Generalized operator parsing #

Refactor the parser definitions to generalize the parsing of operator symbols.

  1. First, extend the ExpParser class by a method with the following signature.

    private Parser<Character> opCharIn(String chars);
    

    This method should return a parser for characters that are contained in the given string. Modify the expr and term parsers to use opCharIn. Check that the tests for the expression parser still pass.

  2. Change the calls to opCharIn to allow for more arithmetic operators, at least adding operator symbols for subtraction and division. Make sure to add new operator symbols in such a way that their usual precedence rules are respected. Add tests to verify that your extension is correct.
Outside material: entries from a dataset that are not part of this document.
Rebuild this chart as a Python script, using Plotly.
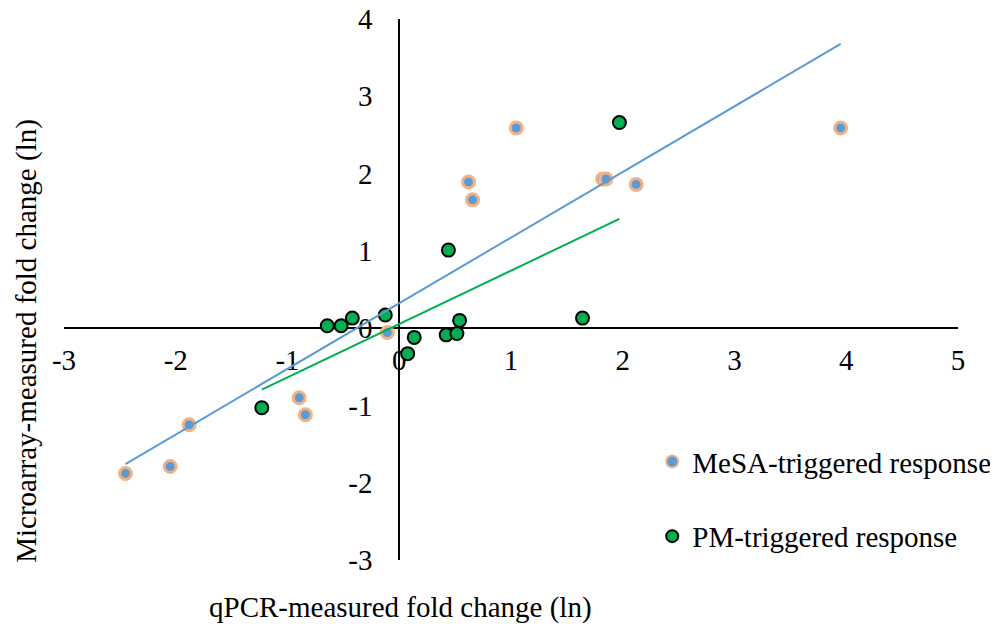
import numpy as np
import plotly.graph_objects as go

# MeSA-triggered response (qPCR ln FC, microarray ln FC)
mesa_x = [-2.45, -2.05, -1.88, -0.895, -0.84, -0.107, 0.62, 0.656, 1.047, 1.82, 1.85, 2.12, 3.95]
mesa_y = [-1.88, -1.79, -1.25, -0.90, -1.12, -0.056, 1.89, 1.66, 2.59, 1.93, 1.93, 1.86, 2.59]

# PM-triggered response
pm_x = [-1.23, -0.644, -0.52, -0.42, -0.125, 0.075, 0.134, 0.42, 0.516, 0.54, 0.44, 1.64, 1.97]
pm_y = [-1.03, 0.03, 0.03, 0.13, 0.17, -0.33, -0.12, -0.087, -0.07, 0.10, 1.01, 0.13, 2.66]

x_ticks = [-3, -2, -1, 0, 1, 2, 3, 4, 5]
x_tick_labels = ["-3", "-2", "-1", "0", "1", "2", "3", "4", "5"]
y_ticks = [-3, -2, -1, 0, 1, 2, 3, 4]
y_tick_labels = ["-3", "-2", "-1", "0", "1", "2", "3", "4"]

FONT = "Liberation Serif, Times New Roman, serif"
BLUE = "#5B9BD5"
ORANGE = "#F4B183"
GREEN = "#00B050"


def trend(xs, ys):
    xs = np.array(xs)
    ys = np.array(ys)
    k, b = np.polyfit(xs, ys, 1)
    xe = np.array([xs.min(), xs.max()])
    return xe, k * xe + b


fig = go.Figure()
fig.add_trace(go.Scatter(
    x=mesa_x, y=mesa_y, mode="markers", name="MeSA-triggered response",
    legendgroup="a",
    marker=dict(size=12, color=BLUE, line=dict(color=ORANGE, width=3)),
))
fig.add_trace(go.Scatter(
    x=pm_x, y=pm_y, mode="markers", name="PM-triggered response",
    legendgroup="b",
    marker=dict(size=13, color=GREEN, line=dict(color="black", width=2)),
))
tx, ty = trend(mesa_x, mesa_y)
fig.add_trace(go.Scatter(x=tx, y=ty, mode="lines", showlegend=False,
                         line=dict(color=BLUE, width=2), hoverinfo="skip"))
tx, ty = trend(pm_x, pm_y)
fig.add_trace(go.Scatter(x=tx, y=ty, mode="lines", showlegend=False,
                         line=dict(color=GREEN, width=2), hoverinfo="skip"))

fig.update_layout(
    width=990, height=616,
    margin=dict(l=56, r=40, t=11, b=64, autoexpand=False),
    paper_bgcolor="white", plot_bgcolor="white",
    font=dict(family=FONT, size=29, color="black"),
    showlegend=True,
    legend=dict(x=0.658, y=0.229, xanchor="left", yanchor="top",
                font=dict(size=29), tracegroupgap=34,
                bgcolor="rgba(0,0,0,0)", itemsizing="constant"),
    xaxis=dict(range=[-3, 5], anchor="free", position=3 / 7, automargin=False,
               showgrid=False, zeroline=False, showline=True,
               linecolor="black", linewidth=2, layer="below traces",
               tickmode="array", tickvals=x_ticks, ticktext=x_tick_labels,
               ticks="", ticklabelstandoff=6, ticklabeloverflow="allow",
               domain=[0, 1]),
    yaxis=dict(range=[-3, 4], anchor="free", position=3 / 8, automargin=False,
               showgrid=False, zeroline=False, showline=True,
               linecolor="black", linewidth=2, layer="below traces",
               tickmode="array", tickvals=y_ticks, ticktext=y_tick_labels,
               ticks="", ticklabelstandoff=20, ticklabeloverflow="allow",
               domain=[0, 1]),
    annotations=[
        dict(text="qPCR-measured fold change (ln)", xref="paper", yref="paper",
             x=0.376, y=-0.088, xanchor="center", yanchor="middle",
             showarrow=False, font=dict(size=29)),
        dict(text="Microarray-measured fold change (ln)", xref="paper", yref="paper",
             x=-0.042, y=0.406, xanchor="center", yanchor="middle", textangle=-90,
             showarrow=False, font=dict(size=29)),
    ],
)

fig.write_html("out.html")
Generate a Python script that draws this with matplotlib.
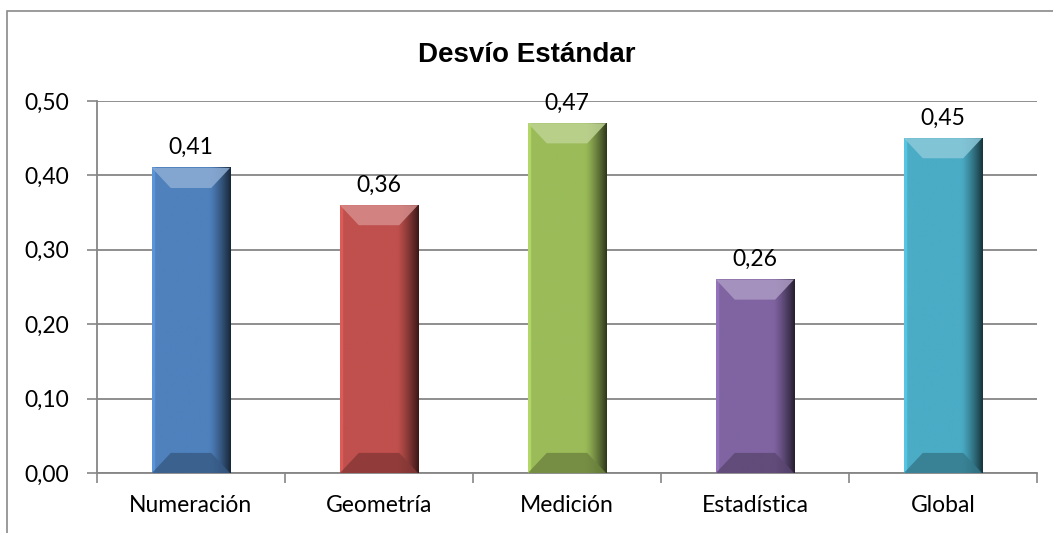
import numpy as np
import matplotlib.pyplot as plt
from matplotlib.patches import Polygon, Rectangle
from matplotlib.ticker import FuncFormatter, MultipleLocator
from matplotlib.colors import to_rgb

categorias = ['Numeración', 'Geometría', 'Medición', 'Estadística', 'Global']
valores = [0.41, 0.36, 0.47, 0.26, 0.45]
colores = ['#4F81BD', '#C0504D', '#9BBB59', '#8064A2', '#4BACC6']

plt.rcParams['font.family'] = ['Lato', 'DejaVu Sans']

fig = plt.figure(figsize=(10.53, 5.33), dpi=100)
ax = fig.add_axes([0.0921, 0.1126, 0.8927, 0.698])

# marco exterior del gráfico (se sale por la derecha y por abajo)
fig.patches.append(Rectangle((7 / 1053, -0.1), 1.2, 1.1 - 11 / 533,
                             transform=fig.transFigure, fill=False,
                             edgecolor='#8a8a8a', linewidth=1.2))

x = np.arange(len(categorias))
ancho = 0.415
barras = ax.bar(x, valores, width=ancho, color=colores, edgecolor='#9aa6b4',
                linewidth=0.6, zorder=2)


def mezcla(c, otro, t):
    c = np.array(to_rgb(c))
    return tuple(c * (1 - t) + np.array(otro) * t)


# sombreado tipo bisel
bx, by = 0.1, 0.027
for b, c in zip(barras, colores):
    x0, w, h = b.get_x(), b.get_width(), b.get_height()
    t = np.linspace(0, 1, 200)
    f = np.ones_like(t)
    f[t < 0.04] = 1.15
    oscuro = t > 0.72
    f[oscuro] = 1 - 0.7 * ((t[oscuro] - 0.72) / 0.28) ** 1.3
    base = np.array(to_rgb(c))
    img = np.clip(base[None, :] * f[:, None], 0, 1)[None, :, :]
    ax.imshow(img, extent=[x0, x0 + w, 0, h], aspect='auto', zorder=3,
              interpolation='bilinear')
    arriba = Polygon([[x0, h], [x0 + w, h], [x0 + w - bx, h - by], [x0 + bx, h - by]],
                     closed=True, facecolor=mezcla(c, (1, 1, 1), 0.35),
                     edgecolor='none', alpha=0.85, zorder=4)
    abajo = Polygon([[x0, 0], [x0 + w, 0], [x0 + w - bx, by], [x0 + bx, by]],
                    closed=True, facecolor=mezcla(c, (0, 0, 0), 0.3),
                    edgecolor='none', alpha=0.8, zorder=4)
    ax.add_patch(arriba)
    ax.add_patch(abajo)
    ax.annotate(f'{h:.2f}'.replace('.', ','), (x0 + w / 2, h),
                xytext=(0, 7), textcoords='offset points',
                ha='center', va='bottom', fontsize=16.5, zorder=5)

ax.set_xlim(-0.5, len(categorias) - 0.5)
ax.set_ylim(0, 0.5)
ax.yaxis.set_major_locator(MultipleLocator(0.1))
ax.yaxis.set_major_formatter(FuncFormatter(lambda v, p: f'{v:.2f}'.replace('.', ',')))
ax.set_xticks(x)
ax.set_xticklabels(categorias)
ax.set_xticks(np.arange(-0.5, len(categorias)), minor=True)
ax.tick_params(axis='x', which='major', length=0, pad=16, labelsize=16.5)
ax.tick_params(axis='x', which='minor', length=7, color='#868686', width=1.2)
ax.tick_params(axis='y', length=7, color='#868686', width=1.2, pad=13, labelsize=16.5)

ax.set_axisbelow(True)
ax.yaxis.grid(True, color='#868686', linewidth=1.3)
for s in ['top', 'right']:
    ax.spines[s].set_visible(False)
for s in ['left', 'bottom']:
    ax.spines[s].set_color('#868686')
    ax.spines[s].set_linewidth(1.3)

fig.text(0.5, 1 - 55 / 533, 'Desvío Estándar', ha='center', va='center',
         fontsize=20, fontweight='bold', family=['Liberation Sans', 'DejaVu Sans'])

fig.savefig('out.png', dpi=100)
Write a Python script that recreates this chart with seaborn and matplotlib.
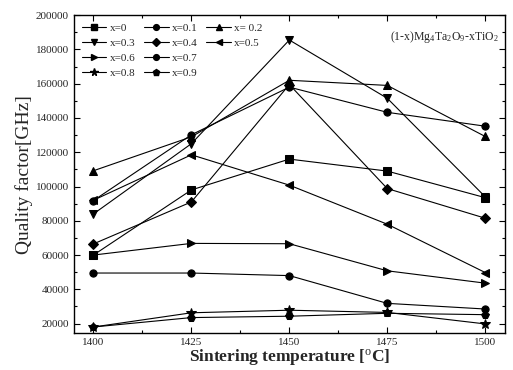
import matplotlib
matplotlib.use("Agg")
import matplotlib.pyplot as plt
from matplotlib.lines import Line2D
import seaborn as sns
import pandas as pd

temps = [1400, 1425, 1450, 1475, 1500]
labels = ["x=0", "x=0.1", "x= 0.2", "x=0.3", "x=0.4", "x=0.5",
          "x=0.6", "x=0.7", "x=0.8", "x=0.9"]
q_x00 = [60000, 98000, 116000, 109000, 93500]
q_x01 = [91800, 130200, 158000, 143300, 135200]
q_x02 = [109200, 129000, 162000, 159000, 129200]
q_x03 = [84000, 125000, 185500, 151500, 94000]
q_x04 = [66500, 91000, 159500, 98800, 81500]
q_x05 = [92000, 118500, 100800, 78000, 49800]
q_x06 = [60000, 66800, 66600, 50800, 43600]
q_x07 = [49500, 49500, 48000, 31800, 28500]
q_x08 = [18000, 26300, 27800, 26500, 19800]
q_x09 = [18000, 23500, 24300, 26000, 25200]
series = [q_x00, q_x01, q_x02, q_x03, q_x04, q_x05, q_x06, q_x07, q_x08, q_x09]
marker_list = ["s", "o", "^", "v", "D", "<", ">", "o", "*", "p"]

rows = []
for lab, vals in zip(labels, series):
    for t, v in zip(temps, vals):
        rows.append({"T": t, "Q": v, "series": lab})
df = pd.DataFrame(rows)

sns.set_style("ticks")
plt.rcParams["font.family"] = ["Liberation Serif", "DejaVu Serif"]
plt.rcParams["mathtext.fontset"] = "custom"
plt.rcParams["mathtext.rm"] = "Liberation Serif"
plt.rcParams["mathtext.it"] = "Liberation Serif:italic"

fig = plt.figure(figsize=(5.13, 3.70), dpi=100)
ax = fig.add_axes([0.144, 0.100, 0.840, 0.859])

msizes = {"D": 5.0, "*": 7.0, "p": 6.0}
for lab, vals, mk in zip(labels, series, marker_list):
    sub = df[df["series"] == lab]
    sns.lineplot(data=sub, x="T", y="Q", ax=ax, color="black", lw=0.8,
                 marker=mk, markersize=msizes.get(mk, 5.2),
                 markeredgecolor="black", markerfacecolor="black",
                 label=lab, legend=False)

ax.set_xlim(1395, 1505)
ax.set_ylim(14500, 200000)
ax.set_xticks(temps)
ax.set_yticks(range(20000, 200001, 20000))
ax.set_xticks([1400 + 12.5 * i for i in range(9)], minor=True)
ax.set_yticks(range(20000, 200001, 10000), minor=True)
ax.tick_params(which="both", direction="in", top=True, right=True,
               labelsize=8, width=0.8, color="black")
ax.tick_params(which="major", length=4)
ax.tick_params(which="minor", length=2)
for s in ax.spines.values():
    s.set_linewidth(1.0)
    s.set_color("black")

ax.set_xlabel(r"Sintering temperature [$^{\rm o}$C]", fontsize=12.5,
              fontweight="bold", labelpad=0)
ax.set_ylabel("Quality factor[GHz]", fontsize=14, labelpad=2)

ax.text(0.985, 0.955, r"(1-x)Mg$_4$Ta$_2$O$_9$-xTiO$_2$", transform=ax.transAxes,
        ha="right", va="top", fontsize=8.5)

handles = [Line2D([], [], color="black", lw=0.8, marker=mk,
                  markersize=msizes.get(mk, 5.2) * 0.8)
           for mk in marker_list]
blank = Line2D([], [], color="none", lw=0)
order_cols = [[0, 3, 6, 8], [1, 4, 7, 9], [2, 5, None, None]]
hs, ls = [], []
for col in order_cols:
    for i in col:
        if i is None:
            hs.append(blank); ls.append("")
        else:
            hs.append(handles[i]); ls.append(labels[i])
ax.legend(hs, ls, ncol=3, loc="upper left", frameon=False, fontsize=8,
          handlelength=2.2, handletextpad=0.3, columnspacing=0.8,
          labelspacing=0.48, borderaxespad=0.3, bbox_to_anchor=(0.0, 1.0))

fig.savefig("out.png", dpi=100)
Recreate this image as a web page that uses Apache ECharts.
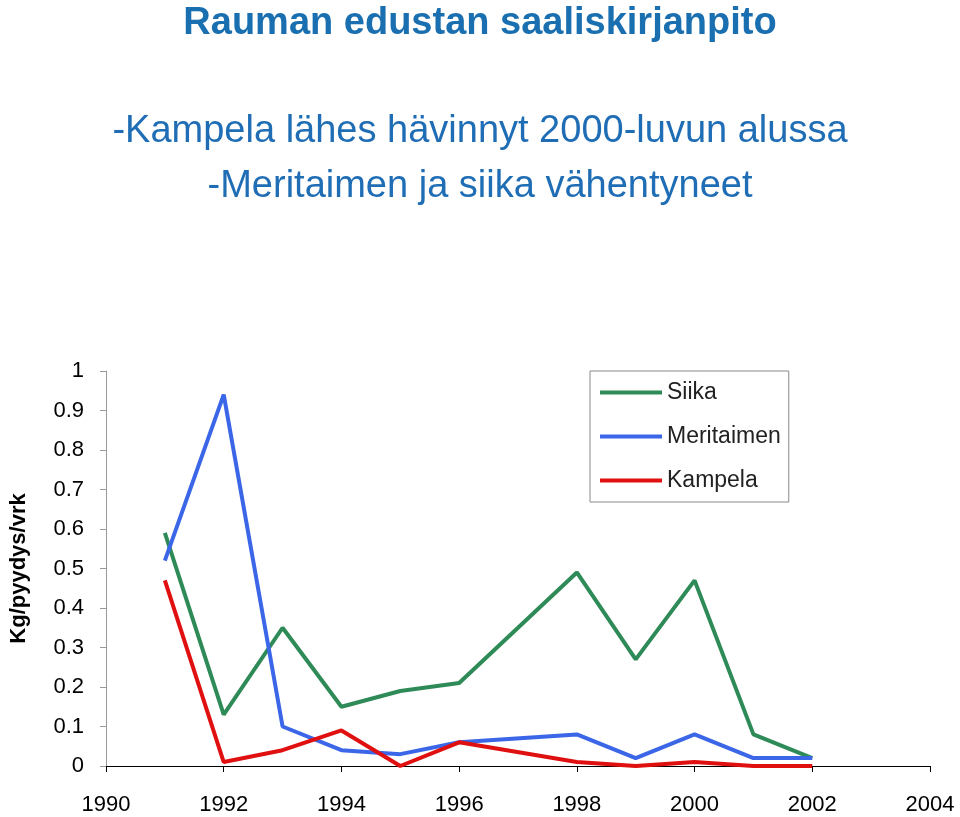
<!DOCTYPE html>
<html><head><meta charset="utf-8">
<script src="https://cdn.jsdelivr.net/npm/echarts@6/dist/echarts.min.js"></script>
<style>html,body{margin:0;padding:0;background:#fff}#c{width:960px;height:817px}</style>
</head><body><div id="c"></div>
<script>
const siikaYears=[1991,1992,1993,1994,1995,1996,1998,1999,2000,2001,2002];
const siika=[0.59,0.13,0.35,0.15,0.19,0.21,0.49,0.27,0.47,0.08,0.02];
const meriYears=[1991,1992,1993,1994,1995,1996,1998,1999,2000,2001,2002];
const meritaimen=[0.52,0.94,0.10,0.04,0.03,0.06,0.08,0.02,0.08,0.02,0.02];
const kampYears=[1991,1992,1993,1994,1995,1996,1998,1999,2000,2001,2002];
const kampela=[0.47,0.01,0.04,0.09,0.0,0.06,0.01,0.0,0.01,0.0,0.0];
const pair=(xs,ys)=>xs.map((x,i)=>[x,ys[i]]);
const F='Liberation Sans, Arial, sans-serif';
const ch=echarts.init(document.getElementById('c'));
ch.setOption({
 animation:false,
 title:[
  {text:'Rauman edustan saaliskirjanpito',left:'center',top:0,textStyle:{fontFamily:F,fontSize:38,fontWeight:'bold',color:'#1a6fb0'}},
  {text:'-Kampela lähes hävinnyt 2000-luvun alussa',left:'center',top:108,textStyle:{fontFamily:F,fontSize:38,fontWeight:'normal',color:'#1f6db5'}},
  {text:'-Meritaimen ja siika vähentyneet',left:'center',top:163,textStyle:{fontFamily:F,fontSize:38,fontWeight:'normal',color:'#1f6db5'}}
 ],
 grid:{left:97,right:30,top:371,bottom:51},
 legend:{orient:'vertical',left:590,top:371,padding:[10,8,10,10],itemGap:21,itemWidth:62,itemHeight:4,icon:'rect',
  borderColor:'#888',borderWidth:1,textStyle:{fontFamily:F,fontSize:23,color:'#222',width:130},
  data:['Siika','Meritaimen','Kampela']},
 xAxis:{type:'value',min:1990,max:2004,interval:2,
  axisLine:{lineStyle:{color:'#000'}},axisTick:{length:6,lineStyle:{color:'#000'}},splitLine:{show:false},
  axisLabel:{fontFamily:F,fontSize:22,color:'#000',margin:28,formatter:v=>String(v)}},
 yAxis:{type:'value',min:0,max:1,interval:0.1,name:'Kg/pyydys/vrk',nameLocation:'middle',nameGap:76,
  nameTextStyle:{fontFamily:F,fontSize:22,fontWeight:'bold',color:'#000'},
  axisLine:{show:true,lineStyle:{color:'#999'}},axisTick:{show:true,length:6,lineStyle:{color:'#999'}},splitLine:{show:false},
  axisLabel:{fontFamily:F,fontSize:22,color:'#000',margin:22,formatter:v=>v===0?'0':v===1?'1':String(+v.toFixed(1))}},
 series:[
  {name:'Siika',type:'line',data:pair(siikaYears,siika),symbol:'none',lineStyle:{width:4,color:'#2e8b57'},itemStyle:{color:'#2e8b57'}},
  {name:'Meritaimen',type:'line',data:pair(meriYears,meritaimen),symbol:'none',lineStyle:{width:4,color:'#3b66e8'},itemStyle:{color:'#3b66e8'}},
  {name:'Kampela',type:'line',data:pair(kampYears,kampela),symbol:'none',lineStyle:{width:4,color:'#e01010'},itemStyle:{color:'#e01010'}}
 ]
});
</script></body></html>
  3. Change the definition of opCharIn to allow an arbitrary number of whitespace characters before and after the operator symbol. Add tests to verify that expressions can be parsed with an arbitrary amount of whitespace before and after binary operator symbols.

Interactive evaluation #

Implement an interactive evaluator of arithmetic expressions as command line program. Here is an example interaction:

Enter arithmetic expressions to evaluate them, press ^C to quit.
eval> 6*3 + 4
((6 * 3) + 4) = 22
eval> 6 * (3+4)
(6 * (3 + 4)) = 42
eval> 5 % 2
parse error for: 5 % 2
eval> 1/0
(1 / 0) = undefined
eval> 50 - 50/6
(50 - (50 / 6)) = 42
eval> ^C

Use the lines method provided by BufferedReader to process inputs in a stream pipeline. Implement error handling for parse errors and division by zero as shown in the example as well as for possible I/O exceptions.